Another example would be portrayal of authoritarian authority figures, be they police, military, or politicians. We already live in a time where they have ridiculous levels of influence over us, and we're used to - not all the time, but often - them behaving like absolute thugs and tyrants. So a fictional portrayal of them has to be worse. But that doesn't make it pro-dystopia, it just makes it effective story telling.
Consider the dystopia in It's a Wonderful Life. That was supposed to be some sort of absolute hellhole of a place when that film was made, yet that is...basically how things are now. Except instead of an individual who owns everything (and who could conceivably be gunned down if things got desperate enough enough) it's some giant hedge fund run by someone who will never come within 1000 miles of your town.

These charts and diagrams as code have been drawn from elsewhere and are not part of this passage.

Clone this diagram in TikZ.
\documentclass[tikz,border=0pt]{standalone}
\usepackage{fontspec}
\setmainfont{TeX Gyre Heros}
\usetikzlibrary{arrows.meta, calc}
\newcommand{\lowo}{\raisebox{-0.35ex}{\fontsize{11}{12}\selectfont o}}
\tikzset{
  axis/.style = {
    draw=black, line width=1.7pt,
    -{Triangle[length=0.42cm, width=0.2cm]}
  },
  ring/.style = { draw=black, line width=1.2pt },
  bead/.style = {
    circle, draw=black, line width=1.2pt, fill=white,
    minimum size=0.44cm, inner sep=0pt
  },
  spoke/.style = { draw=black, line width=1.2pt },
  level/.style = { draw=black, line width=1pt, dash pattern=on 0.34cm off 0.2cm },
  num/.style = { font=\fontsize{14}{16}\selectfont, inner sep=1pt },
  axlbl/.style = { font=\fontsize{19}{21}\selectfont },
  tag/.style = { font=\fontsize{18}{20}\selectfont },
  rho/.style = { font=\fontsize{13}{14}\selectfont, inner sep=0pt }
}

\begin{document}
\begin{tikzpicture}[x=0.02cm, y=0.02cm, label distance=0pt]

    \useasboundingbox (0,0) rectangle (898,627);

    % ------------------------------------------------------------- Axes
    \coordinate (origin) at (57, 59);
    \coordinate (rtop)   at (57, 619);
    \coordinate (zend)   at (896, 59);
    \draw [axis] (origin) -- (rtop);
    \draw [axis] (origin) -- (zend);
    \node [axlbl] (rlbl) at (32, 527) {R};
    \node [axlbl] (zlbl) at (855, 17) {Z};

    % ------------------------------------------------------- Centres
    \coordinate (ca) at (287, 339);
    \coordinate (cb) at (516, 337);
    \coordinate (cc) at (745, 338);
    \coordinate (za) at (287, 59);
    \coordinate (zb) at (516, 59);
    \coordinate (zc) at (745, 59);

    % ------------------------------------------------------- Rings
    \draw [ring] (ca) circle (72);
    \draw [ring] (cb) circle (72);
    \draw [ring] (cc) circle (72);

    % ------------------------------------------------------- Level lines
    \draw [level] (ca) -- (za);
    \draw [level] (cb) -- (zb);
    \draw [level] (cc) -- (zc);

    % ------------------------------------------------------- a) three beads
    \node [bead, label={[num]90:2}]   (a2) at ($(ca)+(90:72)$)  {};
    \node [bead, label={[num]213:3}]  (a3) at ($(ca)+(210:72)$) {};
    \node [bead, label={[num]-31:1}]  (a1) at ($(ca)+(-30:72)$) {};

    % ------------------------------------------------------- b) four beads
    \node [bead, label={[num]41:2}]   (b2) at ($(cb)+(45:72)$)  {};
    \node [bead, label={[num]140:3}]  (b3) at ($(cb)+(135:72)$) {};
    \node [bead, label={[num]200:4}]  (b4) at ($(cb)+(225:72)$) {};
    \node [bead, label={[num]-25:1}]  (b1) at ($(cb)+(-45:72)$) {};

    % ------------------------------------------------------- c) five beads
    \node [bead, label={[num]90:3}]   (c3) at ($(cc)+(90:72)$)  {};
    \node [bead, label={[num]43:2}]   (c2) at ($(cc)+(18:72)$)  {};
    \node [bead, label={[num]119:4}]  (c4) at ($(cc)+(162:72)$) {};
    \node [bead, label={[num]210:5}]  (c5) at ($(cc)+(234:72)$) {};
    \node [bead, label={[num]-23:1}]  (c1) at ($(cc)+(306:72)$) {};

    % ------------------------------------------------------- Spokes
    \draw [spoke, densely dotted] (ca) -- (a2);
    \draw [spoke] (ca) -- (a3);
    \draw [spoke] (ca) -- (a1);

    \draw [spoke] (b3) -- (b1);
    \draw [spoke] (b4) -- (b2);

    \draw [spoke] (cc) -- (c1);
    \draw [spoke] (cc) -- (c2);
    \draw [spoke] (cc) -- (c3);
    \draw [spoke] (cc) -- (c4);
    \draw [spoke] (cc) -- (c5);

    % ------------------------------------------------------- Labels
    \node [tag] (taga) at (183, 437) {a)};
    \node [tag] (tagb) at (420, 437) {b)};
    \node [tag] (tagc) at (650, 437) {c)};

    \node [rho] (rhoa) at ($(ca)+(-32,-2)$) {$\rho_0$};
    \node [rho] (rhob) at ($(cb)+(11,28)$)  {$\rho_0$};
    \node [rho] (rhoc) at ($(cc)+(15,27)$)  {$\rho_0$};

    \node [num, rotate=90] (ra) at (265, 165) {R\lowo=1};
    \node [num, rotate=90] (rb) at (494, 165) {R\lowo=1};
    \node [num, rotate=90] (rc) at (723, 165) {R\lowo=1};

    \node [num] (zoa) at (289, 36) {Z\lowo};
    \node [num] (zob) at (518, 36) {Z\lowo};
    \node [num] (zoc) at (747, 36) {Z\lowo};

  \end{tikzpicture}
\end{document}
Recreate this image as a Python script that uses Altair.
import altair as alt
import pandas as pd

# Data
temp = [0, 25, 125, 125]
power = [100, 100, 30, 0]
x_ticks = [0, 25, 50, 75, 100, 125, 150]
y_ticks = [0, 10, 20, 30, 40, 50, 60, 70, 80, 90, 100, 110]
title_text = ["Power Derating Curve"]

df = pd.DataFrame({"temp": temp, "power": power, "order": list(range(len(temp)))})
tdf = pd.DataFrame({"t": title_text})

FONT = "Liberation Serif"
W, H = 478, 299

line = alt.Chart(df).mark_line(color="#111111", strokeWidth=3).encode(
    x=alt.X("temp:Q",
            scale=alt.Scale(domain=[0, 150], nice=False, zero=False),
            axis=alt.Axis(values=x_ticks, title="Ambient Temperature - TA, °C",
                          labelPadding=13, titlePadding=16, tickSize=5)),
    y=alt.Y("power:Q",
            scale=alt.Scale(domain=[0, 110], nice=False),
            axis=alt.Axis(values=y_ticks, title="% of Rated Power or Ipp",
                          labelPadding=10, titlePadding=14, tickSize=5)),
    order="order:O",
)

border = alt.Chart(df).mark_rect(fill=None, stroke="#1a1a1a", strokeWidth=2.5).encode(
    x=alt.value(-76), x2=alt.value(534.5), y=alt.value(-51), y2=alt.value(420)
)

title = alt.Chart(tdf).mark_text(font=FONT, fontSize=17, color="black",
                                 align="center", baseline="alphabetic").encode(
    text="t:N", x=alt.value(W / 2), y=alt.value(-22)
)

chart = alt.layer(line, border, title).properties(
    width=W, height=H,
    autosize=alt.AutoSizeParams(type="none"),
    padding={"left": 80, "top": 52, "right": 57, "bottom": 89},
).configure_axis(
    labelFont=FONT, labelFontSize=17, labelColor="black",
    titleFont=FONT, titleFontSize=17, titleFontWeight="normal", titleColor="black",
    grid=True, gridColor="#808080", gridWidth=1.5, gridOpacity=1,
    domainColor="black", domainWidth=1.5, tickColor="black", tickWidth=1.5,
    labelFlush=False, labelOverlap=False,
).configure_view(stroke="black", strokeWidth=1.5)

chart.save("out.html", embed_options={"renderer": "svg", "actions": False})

And even if he did, there's a backup amalgamation of faceless suits at the board of directors who will just keep the machine running.
Though Cyberpunk 2077 actually did reflect this. Johnny Silverhand literally detonates a fucking nuke to wipe out Arasaka's stateside headquarters and kills thousands of them, and the company just kept right on working, turned the rubble into a memorial, and built and even bigger, more odious tower in the same place.